- _Written instruction_
Each entry below must be repeated exactly, with pictures left out.

- _Listed records_
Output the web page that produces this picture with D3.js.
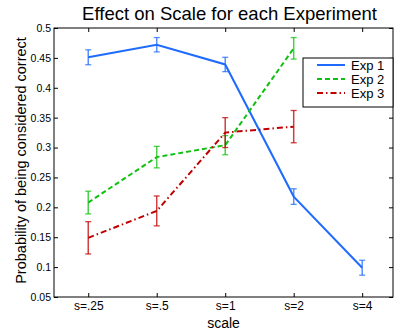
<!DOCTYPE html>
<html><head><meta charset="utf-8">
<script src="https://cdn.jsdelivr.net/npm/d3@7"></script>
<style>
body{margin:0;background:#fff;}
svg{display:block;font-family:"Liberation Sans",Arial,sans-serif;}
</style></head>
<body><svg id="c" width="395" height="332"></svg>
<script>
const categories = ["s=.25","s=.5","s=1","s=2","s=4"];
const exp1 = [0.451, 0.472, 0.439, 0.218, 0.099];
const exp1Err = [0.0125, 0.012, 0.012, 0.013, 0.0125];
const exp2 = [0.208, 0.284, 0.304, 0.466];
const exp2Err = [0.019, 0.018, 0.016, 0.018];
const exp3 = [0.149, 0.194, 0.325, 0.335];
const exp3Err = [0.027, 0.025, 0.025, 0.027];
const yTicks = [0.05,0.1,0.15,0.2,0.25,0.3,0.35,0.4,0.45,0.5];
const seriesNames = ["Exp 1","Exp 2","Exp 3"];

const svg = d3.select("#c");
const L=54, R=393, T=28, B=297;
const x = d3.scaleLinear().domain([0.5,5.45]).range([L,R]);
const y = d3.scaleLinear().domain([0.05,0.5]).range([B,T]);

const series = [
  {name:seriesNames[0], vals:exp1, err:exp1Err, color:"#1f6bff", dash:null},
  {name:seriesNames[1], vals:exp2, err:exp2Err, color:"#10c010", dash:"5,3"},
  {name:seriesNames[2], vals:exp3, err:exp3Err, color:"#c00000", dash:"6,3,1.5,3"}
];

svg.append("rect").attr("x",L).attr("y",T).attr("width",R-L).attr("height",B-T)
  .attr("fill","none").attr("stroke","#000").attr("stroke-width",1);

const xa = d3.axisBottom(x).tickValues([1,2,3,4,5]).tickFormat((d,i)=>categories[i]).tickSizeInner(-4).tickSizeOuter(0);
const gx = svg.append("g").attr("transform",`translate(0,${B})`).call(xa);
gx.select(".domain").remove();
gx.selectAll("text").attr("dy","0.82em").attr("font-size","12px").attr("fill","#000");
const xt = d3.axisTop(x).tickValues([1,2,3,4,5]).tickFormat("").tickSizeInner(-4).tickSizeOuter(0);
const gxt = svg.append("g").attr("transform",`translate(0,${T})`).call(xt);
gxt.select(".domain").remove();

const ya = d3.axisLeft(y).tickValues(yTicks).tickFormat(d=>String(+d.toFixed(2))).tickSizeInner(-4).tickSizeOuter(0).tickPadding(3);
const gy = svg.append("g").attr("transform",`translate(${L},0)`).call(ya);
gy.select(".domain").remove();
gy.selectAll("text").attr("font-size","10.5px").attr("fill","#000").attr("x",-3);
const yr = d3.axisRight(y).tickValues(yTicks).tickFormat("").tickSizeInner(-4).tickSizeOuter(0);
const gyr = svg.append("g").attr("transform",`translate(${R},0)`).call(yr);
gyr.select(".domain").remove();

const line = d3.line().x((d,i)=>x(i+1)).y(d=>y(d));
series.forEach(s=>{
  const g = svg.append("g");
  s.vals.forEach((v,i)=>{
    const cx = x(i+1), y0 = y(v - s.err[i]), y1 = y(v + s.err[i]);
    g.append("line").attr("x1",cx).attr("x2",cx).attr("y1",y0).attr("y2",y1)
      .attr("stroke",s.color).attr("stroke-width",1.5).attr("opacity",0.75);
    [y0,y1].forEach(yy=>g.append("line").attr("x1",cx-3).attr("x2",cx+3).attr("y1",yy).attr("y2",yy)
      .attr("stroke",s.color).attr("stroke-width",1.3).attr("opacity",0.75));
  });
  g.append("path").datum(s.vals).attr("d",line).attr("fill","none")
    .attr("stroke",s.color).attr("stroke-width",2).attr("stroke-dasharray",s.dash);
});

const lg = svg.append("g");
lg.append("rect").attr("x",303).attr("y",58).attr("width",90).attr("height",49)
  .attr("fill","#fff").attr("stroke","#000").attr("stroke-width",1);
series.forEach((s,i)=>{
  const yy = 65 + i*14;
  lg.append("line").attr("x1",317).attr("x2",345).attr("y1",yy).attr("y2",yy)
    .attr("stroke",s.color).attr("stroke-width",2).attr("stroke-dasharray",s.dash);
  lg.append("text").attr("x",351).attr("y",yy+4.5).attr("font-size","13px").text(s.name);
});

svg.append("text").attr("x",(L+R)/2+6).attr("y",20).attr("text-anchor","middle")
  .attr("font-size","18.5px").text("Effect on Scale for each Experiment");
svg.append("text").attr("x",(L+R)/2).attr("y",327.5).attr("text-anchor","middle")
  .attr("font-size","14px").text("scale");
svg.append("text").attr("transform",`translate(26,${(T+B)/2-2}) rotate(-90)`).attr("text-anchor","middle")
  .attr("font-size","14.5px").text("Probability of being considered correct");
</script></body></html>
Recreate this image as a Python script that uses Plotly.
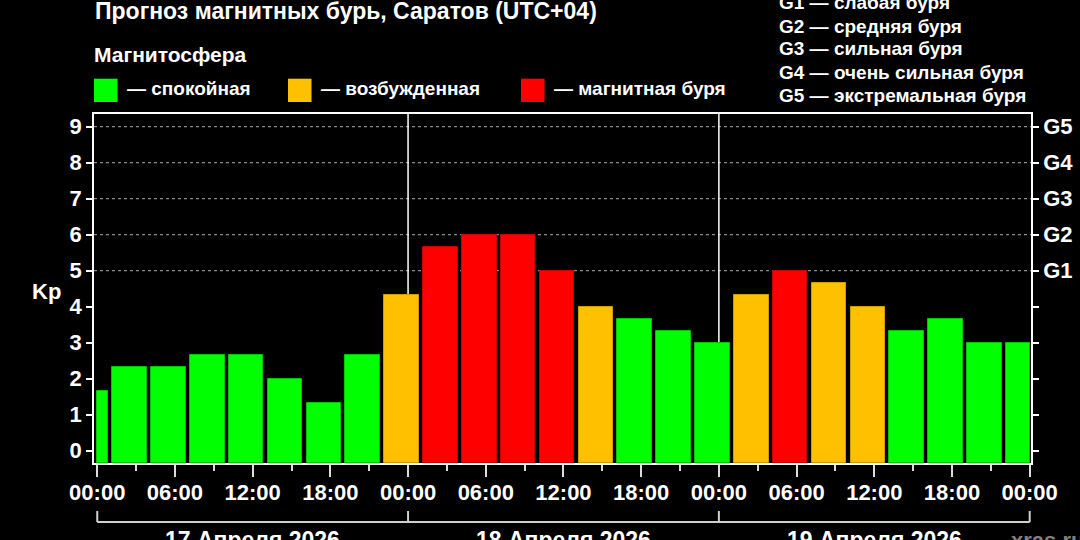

- _Full solution_
Output the web page that produces this picture with D3.js.
<!DOCTYPE html>
<html><head><meta charset="utf-8">
<script src="https://cdn.jsdelivr.net/npm/d3@7"></script>
<style>
body{margin:0;background:#fff;}
svg{display:block;font-family:"Liberation Sans",Arial,sans-serif;}
</style></head>
<body><svg id="c" width="395" height="332"></svg>
<script>
const categories = ["s=.25","s=.5","s=1","s=2","s=4"];
const exp1 = [0.451, 0.472, 0.439, 0.218, 0.099];
const exp1Err = [0.0125, 0.012, 0.012, 0.013, 0.0125];
const exp2 = [0.208, 0.284, 0.304, 0.466];
const exp2Err = [0.019, 0.018, 0.016, 0.018];
const exp3 = [0.149, 0.194, 0.325, 0.335];
const exp3Err = [0.027, 0.025, 0.025, 0.027];
const yTicks = [0.05,0.1,0.15,0.2,0.25,0.3,0.35,0.4,0.45,0.5];
const seriesNames = ["Exp 1","Exp 2","Exp 3"];

const svg = d3.select("#c");
const L=54, R=393, T=28, B=297;
const x = d3.scaleLinear().domain([0.5,5.45]).range([L,R]);
const y = d3.scaleLinear().domain([0.05,0.5]).range([B,T]);

const series = [
  {name:seriesNames[0], vals:exp1, err:exp1Err, color:"#1f6bff", dash:null},
  {name:seriesNames[1], vals:exp2, err:exp2Err, color:"#10c010", dash:"5,3"},
  {name:seriesNames[2], vals:exp3, err:exp3Err, color:"#c00000", dash:"6,3,1.5,3"}
];

svg.append("rect").attr("x",L).attr("y",T).attr("width",R-L).attr("height",B-T)
  .attr("fill","none").attr("stroke","#000").attr("stroke-width",1);

const xa = d3.axisBottom(x).tickValues([1,2,3,4,5]).tickFormat((d,i)=>categories[i]).tickSizeInner(-4).tickSizeOuter(0);
const gx = svg.append("g").attr("transform",`translate(0,${B})`).call(xa);
gx.select(".domain").remove();
gx.selectAll("text").attr("dy","0.82em").attr("font-size","12px").attr("fill","#000");
const xt = d3.axisTop(x).tickValues([1,2,3,4,5]).tickFormat("").tickSizeInner(-4).tickSizeOuter(0);
const gxt = svg.append("g").attr("transform",`translate(0,${T})`).call(xt);
gxt.select(".domain").remove();

const ya = d3.axisLeft(y).tickValues(yTicks).tickFormat(d=>String(+d.toFixed(2))).tickSizeInner(-4).tickSizeOuter(0).tickPadding(3);
const gy = svg.append("g").attr("transform",`translate(${L},0)`).call(ya);
gy.select(".domain").remove();
gy.selectAll("text").attr("font-size","10.5px").attr("fill","#000").attr("x",-3);
const yr = d3.axisRight(y).tickValues(yTicks).tickFormat("").tickSizeInner(-4).tickSizeOuter(0);
const gyr = svg.append("g").attr("transform",`translate(${R},0)`).call(yr);
gyr.select(".domain").remove();

const line = d3.line().x((d,i)=>x(i+1)).y(d=>y(d));
series.forEach(s=>{
  const g = svg.append("g");
  s.vals.forEach((v,i)=>{
    const cx = x(i+1), y0 = y(v - s.err[i]), y1 = y(v + s.err[i]);
    g.append("line").attr("x1",cx).attr("x2",cx).attr("y1",y0).attr("y2",y1)
      .attr("stroke",s.color).attr("stroke-width",1.5).attr("opacity",0.75);
    [y0,y1].forEach(yy=>g.append("line").attr("x1",cx-3).attr("x2",cx+3).attr("y1",yy).attr("y2",yy)
      .attr("stroke",s.color).attr("stroke-width",1.3).attr("opacity",0.75));
  });
  g.append("path").datum(s.vals).attr("d",line).attr("fill","none")
    .attr("stroke",s.color).attr("stroke-width",2).attr("stroke-dasharray",s.dash);
});

const lg = svg.append("g");
lg.append("rect").attr("x",303).attr("y",58).attr("width",90).attr("height",49)
  .attr("fill","#fff").attr("stroke","#000").attr("stroke-width",1);
series.forEach((s,i)=>{
  const yy = 65 + i*14;
  lg.append("line").attr("x1",317).attr("x2",345).attr("y1",yy).attr("y2",yy)
    .attr("stroke",s.color).attr("stroke-width",2).attr("stroke-dasharray",s.dash);
  lg.append("text").attr("x",351).attr("y",yy+4.5).attr("font-size","13px").text(s.name);
});

svg.append("text").attr("x",(L+R)/2+6).attr("y",20).attr("text-anchor","middle")
  .attr("font-size","18.5px").text("Effect on Scale for each Experiment");
svg.append("text").attr("x",(L+R)/2).attr("y",327.5).attr("text-anchor","middle")
  .attr("font-size","14px").text("scale");
svg.append("text").attr("transform",`translate(26,${(T+B)/2-2}) rotate(-90)`).attr("text-anchor","middle")
  .attr("font-size","14.5px").text("Probability of being considered correct");
</script></body></html>
Recreate this image as a Python script that uses Plotly.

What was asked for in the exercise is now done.